SET EXERCISE: Count every line where "chart" shows up, and give that number only.

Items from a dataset
· · ·
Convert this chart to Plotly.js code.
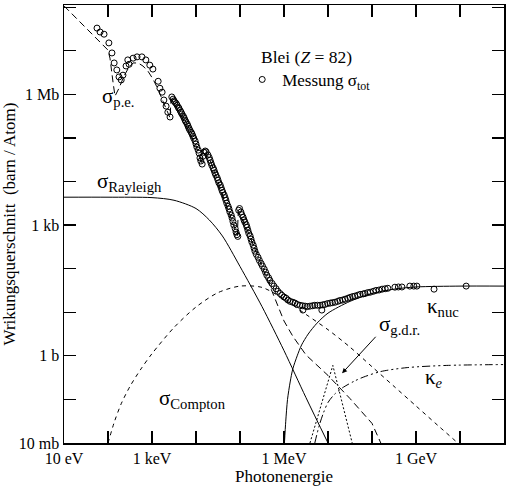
<!DOCTYPE html>
<html>
<head>
<meta charset="utf-8">
<script src="https://cdn.plot.ly/plotly-3.0.1.min.js"></script>
<style>html,body{margin:0;padding:0;background:#fff;}#chart{width:527px;height:495px;}</style>
</head>
<body>
<div id="chart"></div>
<script>
// ---- Data (log10 of photon energy in eV, log10 of cross section in barn) ----
const dataLogE = [1.75,1.82,1.91,2.02,2.09,2.14,2.2,2.25,2.3,2.34,2.41,2.45,2.48,2.57,2.66,2.77,2.86,2.95,3.02,3.14,3.18,3.23,3.27,3.32,3.36,3.41,3.45,3.48,3.5,3.52,3.55,3.57,3.6,3.61,3.64,3.66,3.68,3.71,3.73,3.75,3.77,3.8,3.82,3.84,3.86,3.89,3.91,3.93,3.95,3.98,4.0,4.02,4.05,4.07,4.09,4.11,4.14,4.16,4.18,4.21,4.23,4.27,4.3,4.32,4.34,4.36,4.39,4.41,4.43,4.45,4.48,4.5,4.52,4.55,4.57,4.59,4.61,4.64,4.66,4.68,4.7,4.73,4.75,4.77,4.8,4.82,4.84,4.86,4.89,4.91,4.93,4.95,4.97,4.99,5.02,5.04,5.07,5.09,5.11,5.14,5.16,5.18,5.2,5.23,5.25,5.27,5.3,5.32,5.34,5.37,5.41,5.44,5.48,5.51,5.55,5.58,5.61,5.65,5.68,5.73,5.77,5.82,5.86,5.91,5.95,6.0,6.05,6.09,6.14,6.2,6.25,6.3,6.36,6.42,6.43,6.48,6.53,6.59,6.65,6.7,6.76,6.82,6.86,6.88,6.93,6.99,7.05,7.1,7.16,7.22,7.27,7.33,7.39,7.45,7.5,7.56,7.61,7.67,7.73,7.8,7.84,7.9,7.96,8.03,8.09,8.16,8.23,8.3,8.36,8.52,8.6,8.68,8.86,8.95,9.02,9.41,10.14];
const dataLogSigma = [7.52,7.43,7.38,7.18,6.95,6.72,6.56,6.40,6.33,6.44,6.65,6.79,6.69,6.83,6.86,6.86,6.79,6.67,6.58,6.30,6.14,6.05,5.87,5.73,5.59,5.48,5.94,5.89,5.85,5.82,5.79,5.75,5.70,5.68,5.63,5.59,5.55,5.50,5.46,5.41,5.37,5.32,5.27,5.22,5.18,5.13,5.09,5.04,4.99,4.93,4.86,4.79,4.72,4.65,4.54,4.47,4.40,4.58,4.67,4.70,4.68,4.61,4.55,4.49,4.43,4.37,4.31,4.26,4.20,4.15,4.09,4.03,3.97,3.92,3.86,3.80,3.75,3.69,3.63,3.57,3.50,3.43,3.37,3.30,3.23,3.16,3.08,3.00,2.92,2.84,2.78,2.74,3.34,3.38,3.30,3.24,3.18,3.12,3.07,3.01,2.95,2.88,2.81,2.75,2.68,2.61,2.54,2.47,2.40,2.33,2.26,2.19,2.12,2.06,1.99,1.92,1.85,1.79,1.73,1.66,1.60,1.54,1.48,1.43,1.39,1.35,1.32,1.28,1.25,1.23,1.21,1.18,1.16,1.15,1.05,1.14,1.13,1.14,1.15,1.16,1.16,1.16,1.05,1.17,1.18,1.20,1.21,1.22,1.23,1.25,1.27,1.28,1.30,1.32,1.34,1.36,1.37,1.39,1.41,1.42,1.43,1.45,1.46,1.48,1.50,1.51,1.53,1.54,1.55,1.575,1.58,1.58,1.60,1.60,1.60,1.53,1.60];

const peLogE = [1.0,2.0,2.045,2.068,2.114,2.159,2.25,2.364,2.477,2.568,2.682,2.795,2.909,3.023,3.136,3.25,3.364,3.41,3.432,3.5,3.7,3.9,4.0,4.13,4.15,4.3,4.5,4.7,4.94,4.96,5.1,5.3,5.5,5.7,6.0,6.2,6.5,7.0,7.5,8.0,8.2];
const peLogSigma = [8.03,7.015,6.83,6.6,6.28,5.96,6.14,6.42,6.625,6.72,6.72,6.65,6.53,6.35,6.12,5.84,5.57,5.46,5.88,5.8,5.45,5.05,4.82,4.4,4.66,4.55,4.0,3.46,2.76,3.3,3.05,2.55,2.05,1.55,0.8,0.45,0.02,-0.45,-0.98,-1.55,-2.0];

const rayleighLogE = [1.0,2.0,3.0,3.5,4.0,4.3,4.6,5.0,5.5,6.0,6.5,7.0];
const rayleighLogSigma = [3.64,3.64,3.63,3.57,3.38,3.12,2.75,2.05,1.13,0.12,-0.96,-2.0];

const comptonLogE = [2.0,2.15,2.3,2.5,2.75,3.0,3.5,4.0,4.5,5.0,5.5,6.0,6.5,7.0,7.5,8.0,8.5,9.0,9.5,9.95];
const comptonLogSigma = [-2.0,-1.5,-1.1,-0.7,-0.3,0.05,0.65,1.12,1.45,1.6,1.57,1.3,0.95,0.6,0.2,-0.25,-0.7,-1.15,-1.6,-2.0];

const kNucLogE = [6.01,6.04,6.08,6.14,6.2,6.3,6.4,6.55,6.75,7.0,7.5,8.0,8.5,9.0,10.0,11.0];
const kNucLogSigma = [-2.0,-1.5,-1.0,-0.6,-0.3,0.0,0.25,0.5,0.75,0.98,1.25,1.43,1.53,1.58,1.6,1.6];

const kELogE = [6.7,6.8,6.9,7.0,7.15,7.35,7.6,7.8,8.2,8.8,9.7,11.0];
const kELogSigma = [-2.0,-1.6,-1.3,-1.07,-0.88,-0.72,-0.58,-0.49,-0.36,-0.27,-0.22,-0.2];

const gdrLogE = [6.59,7.11,7.55];
const gdrLogSigma = [-2.0,-0.22,-2.0];

const xLabelLog = [1,3,6,9,11];
const xLabelText = ['10 eV','1 keV','1 MeV','1 GeV','100 GeV'];
const yLabelLog = [-2,0,3,6];
const yLabelText = ['10 mb','1 b','1 kb','1 Mb'];
const xDecadeLog = [1,2,3,4,5,6,7,8,9,10,11];
const yDecadeLog = [-2,-1,0,1,2,3,4,5,6,7,8];

// ---- build ----
const p10 = a => a.map(v => Math.pow(10, v));
const FONT = 'Liberation Serif, Times New Roman, serif';

function curve(lx, ly, dash, shape) {
  return {x: p10(lx), y: p10(ly), mode: 'lines', type: 'scatter', showlegend: false,
    hoverinfo: 'skip', line: {color: '#000', width: 1, dash: dash, shape: shape || 'spline', smoothing: 0.8}};
}

const traces = [
  curve(peLogE, peLogSigma, '7px,4px', 'linear'),
  curve(rayleighLogE, rayleighLogSigma, 'solid'),
  curve(comptonLogE, comptonLogSigma, '4px,4px'),
  curve(kNucLogE, kNucLogSigma, 'solid'),
  curve(kELogE, kELogSigma, '8px,3px,2px,3px,2px,3px'),
  curve(gdrLogE, gdrLogSigma, '2px,2px', 'linear'),
  {x: p10(dataLogE), y: p10(dataLogSigma), mode: 'markers', type: 'scatter',
   name: 'Messung σ<sub>tot</sub>', showlegend: true,
   marker: {symbol: 'circle-open', size: 6, color: '#000', line: {width: 1, color: '#000'}}}
];

function axis(range, labelLog, labelText, decadeLog, title, standoff) {
  return {
    type: 'log', range: range, showline: true, linecolor: '#000', linewidth: 1.5, mirror: 'allticks',
    ticks: 'inside', ticklen: 12, tickwidth: 1.2, tickcolor: '#000', showgrid: false, zeroline: false,
    tickfont: {family: FONT, size: 16, color: '#000'}, tickmode: 'array',
    tickvals: p10(labelLog), ticktext: labelText,
    minor: {tickmode: 'array', tickvals: p10(decadeLog), ticks: 'inside', ticklen: 12, tickwidth: 1.2,
      tickcolor: '#000', showgrid: false},
    title: {text: title, font: {family: FONT, size: 17, color: '#000'}, standoff: standoff}
  };
}

function ann(xl, yl, text, size) {
  return {x: xl, y: yl, xref: 'x', yref: 'y', text: text, showarrow: false,
    xanchor: 'left', yanchor: 'middle', font: {family: FONT, size: size || 21, color: '#000'}};
}

const layout = {
  width: 527, height: 495,
  margin: {l: 64, r: 23, t: 5, b: 52},
  paper_bgcolor: '#fff', plot_bgcolor: '#fff',
  font: {family: FONT, color: '#000'},
  xaxis: axis([1, 11], xLabelLog, xLabelText, xDecadeLog, 'Photonenergie', 4),
  yaxis: axis([-2, 8.05], yLabelLog, yLabelText, yDecadeLog, 'Wrikungsquerschnitt  (barn / Atom)', 2),
  showlegend: true,
  legend: {x: 0.405, y: 0.829, xanchor: 'left', yanchor: 'middle', bgcolor: 'rgba(0,0,0,0)',
    font: {family: FONT, size: 17, color: '#000'}, itemwidth: 30, tracegroupgap: 0},
  annotations: [
    ann(1.82, 5.93, 'σ<sub>p.e.</sub>'),
    ann(1.71, 3.98, 'σ<sub>Rayleigh</sub>'),
    ann(3.12, -1.0, 'σ<sub>Compton</sub>'),
    ann(9.2, 1.12, 'κ<sub>nuc</sub>'),
    ann(9.16, -0.5, 'κ<sub><i>e</i></sub>'),
    ann(8.12, 0.7, 'σ<sub>g.d.r.</sub>'),
    ann(5.43, 6.85, 'Blei (<i>Z</i> = 82)', 17.5),
    {x: 7.32, y: -0.40, xref: 'x', yref: 'y', text: '', showarrow: true, ax: 35, ay: -38,
     arrowhead: 2, arrowsize: 1, arrowwidth: 1, arrowcolor: '#000', standoff: 0}
  ]
};

Plotly.newPlot('chart', traces, layout, {displayModeBar: false, staticPlot: true});
</script>
</body>
</html>
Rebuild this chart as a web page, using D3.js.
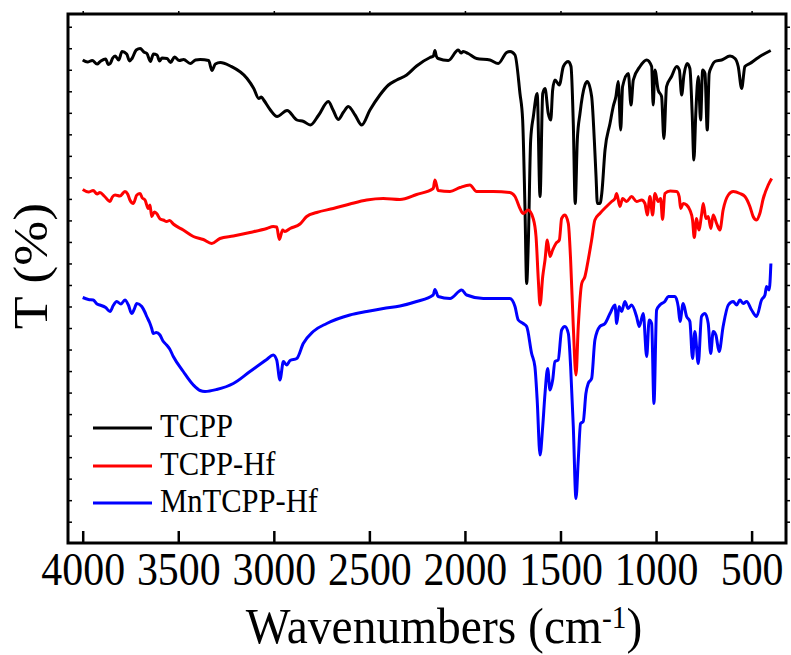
· · ·
WRITTEN RESPONSE: 5